Pourtant le film de Bolognini reste une oeuvre atypique. S'il avait pu vite se transformer en un film d'horreur classique, Bolognini a donné à la mort un son, sinistre et mélancolique, à la douleur et l'horreur une dimension presque belle, poétique. Il a donc préféré choisir un ton radicalement différent des films d'horreur habituels. Gran bollito est en effet une oeuvre essentiellement d'atmosphère, raffinée, veloutée et particulièrement macabre. Il signe là un film noir, froid, empli de détresse où tous les protagonistes vivent non seulement dans le tourment de la seconde guerre mondiale toute proche mais aussi dans leurs malheurs respectifs, torturés par leur passé.
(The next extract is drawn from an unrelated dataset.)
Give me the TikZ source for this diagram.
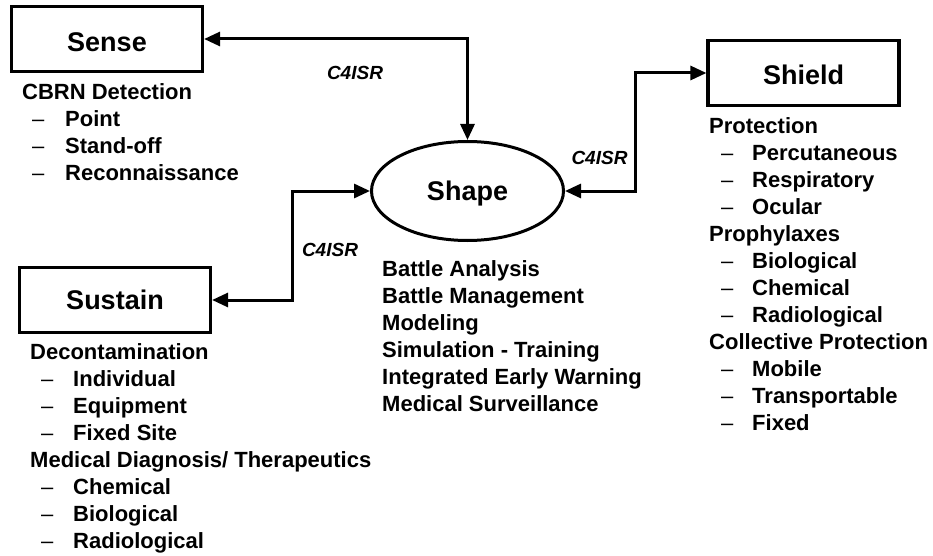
\documentclass[tikz,border=0pt]{standalone}
\usepackage{fontspec}
\setmainfont{Liberation Sans}
\usetikzlibrary{arrows.meta,shapes.geometric}
\begin{document}
\begin{tikzpicture}[x=1pt,y=-1pt,
  box/.style={draw,line width=3.2pt,minimum width=191pt,minimum height=65pt,inner sep=0pt,
    font=\fontsize{27}{27}\selectfont\bfseries,text height=19.4pt,text depth=0pt},
  oval/.style={ellipse,draw,line width=3pt,minimum width=192pt,minimum height=99pt,inner sep=0pt,
    font=\fontsize{27}{27}\selectfont\bfseries,text height=19.4pt,text depth=0pt},
  conn/.style={line width=3pt,{Triangle[length=16pt,width=14pt]}-{Triangle[length=16pt,width=14pt]}},
  lbl/.style={inner sep=0pt,font=\fontsize{19}{19}\selectfont\bfseries\itshape,text height=13.7pt,text depth=0pt},
  listitem/.style={anchor=west,inner sep=0pt,font=\fontsize{22}{22}\selectfont\bfseries,text height=15.8pt,text depth=0pt},
  dashmark/.style={anchor=west,inner sep=0pt,font=\fontsize{22}{22}\selectfont,text height=15.8pt,text depth=0pt}]
\useasboundingbox (0,0) rectangle (933,556);

% main nodes
\node[box,text height=25.4pt] (sense) at (107,39) {Sense};
\node[box] (sustain) at (115,300) {Sustain};
\node[box,text height=23.4pt] (shield) at (803.5,73) {Shield};
\node[oval] (shape) at (467.5,191) {Shape};

% connectors
\draw[conn] (sense.east) -| (shape.north);
\draw[conn] (shape.east) -- ++(70,0) |- (shield.west);
\draw[conn] (sustain.east) -- ++(80,0) |- (shape.west);

% labels
\node[lbl] (l1) at (355,73) {C4ISR};
\node[lbl] (l2) at (599.5,158) {C4ISR};
\node[lbl] (l3) at (330,250) {C4ISR};

% Sense list
\node[listitem] (se0) at (22,92) {CBRN Detection};
\foreach \t [count=\i] in {Point,Stand-off,Reconnaissance} {
  \node[dashmark] (sed\i) at (32,{92+27*\i}) {\textendash};
  \node[listitem] (se\i) at (65,{92+27*\i}) {\t};
}

% Sustain list
\node[listitem] (su0) at (30,352) {Decontamination};
\foreach \t [count=\i] in {Individual,Equipment,Fixed Site} {
  \node[dashmark] (sud\i) at (41,{352+27*\i}) {\textendash};
  \node[listitem] (su\i) at (73,{352+27*\i}) {\t};
}
\node[listitem] (su4) at (30,460) {Medical Diagnosis/ Therapeutics};
\foreach \t [count=\i from 5] in {Chemical,Biological,Radiological} {
  \node[dashmark] (sud\i) at (41,{352+27*\i}) {\textendash};
  \node[listitem] (su\i) at (73,{352+27*\i}) {\t};
}

% Shape list
\foreach \t [count=\i from 0] in {Battle Analysis,Battle Management,Modeling,Simulation - Training,Integrated Early Warning,Medical Surveillance} {
  \node[listitem] (sh\i) at (382,{269+27*\i}) {\t};
}

% Shield list
\node[listitem] (sd0) at (709,126) {Protection};
\foreach \t [count=\i] in {Percutaneous,Respiratory,Ocular} {
  \node[dashmark] (sdd\i) at (721,{126+27*\i}) {\textendash};
  \node[listitem] (sd\i) at (752,{126+27*\i}) {\t};
}
\node[listitem] (sd4) at (709,234) {Prophylaxes};
\foreach \t [count=\i from 5] in {Biological,Chemical,Radiological} {
  \node[dashmark] (sdd\i) at (721,{126+27*\i}) {\textendash};
  \node[listitem] (sd\i) at (752,{126+27*\i}) {\t};
}
\node[listitem] (sd8) at (709,342) {Collective Protection};
\foreach \t [count=\i from 9] in {Mobile,Transportable,Fixed} {
  \node[dashmark] (sdd\i) at (721,{126+27*\i}) {\textendash};
  \node[listitem] (sd\i) at (752,{126+27*\i}) {\t};
}
\end{tikzpicture}
\end{document}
Ainsi le mari de Léa est impotent, sa servante est une arriérée mentale, ses amies sont toutes quant à elles névrosées et incapables de donner la vie. Bolognini choisit également la voie de la farce grotesque afin de renforcer l'aspect glauque et malsain de l'ensemble en faisant jouer certains rôles féminins par des hommes travestis.
S'il a privilégié l'aspect feutré, Gran bollito n'est pourtant pas avare de plans sanguinolents. A l'aide de son hachoir, Lui tue impitoyablement ses victimes dans sa cuisine, sur sa table, avant de les décapiter et récupérer leur sang dans son immense chaudron où surnagent les restes des corps dont elle se sert pour faire ses savons.
Bouleversante, pathétique, la grande Shelley Winters campe Léa jouant à la perfection sur toutes les facettes de ce personnage complexe rongé par la folie et la haine. A ses cotés Max Von Sydow dans le double rôle du commissaire et de Lisa, l'amie de Lui, la lumineuse Laura Antonelli, la frêle Adriana Asti et un tout jeune Antonio Marsina complètent une distribution où chacun laisse exploser ses talents de comédien.
Rythmé par une trés belle partition musicale mélancolique à souhait signée Enzo Jannacci, Gran bollito doté de dialogues aussi subtils que pertinents est un petit écrin d'humour noir empreint de désespoir, un film bouleversant qui allie intelligemment horreur et tragédie humaine, un film à découvrir ou redécouvrir de toute urgence.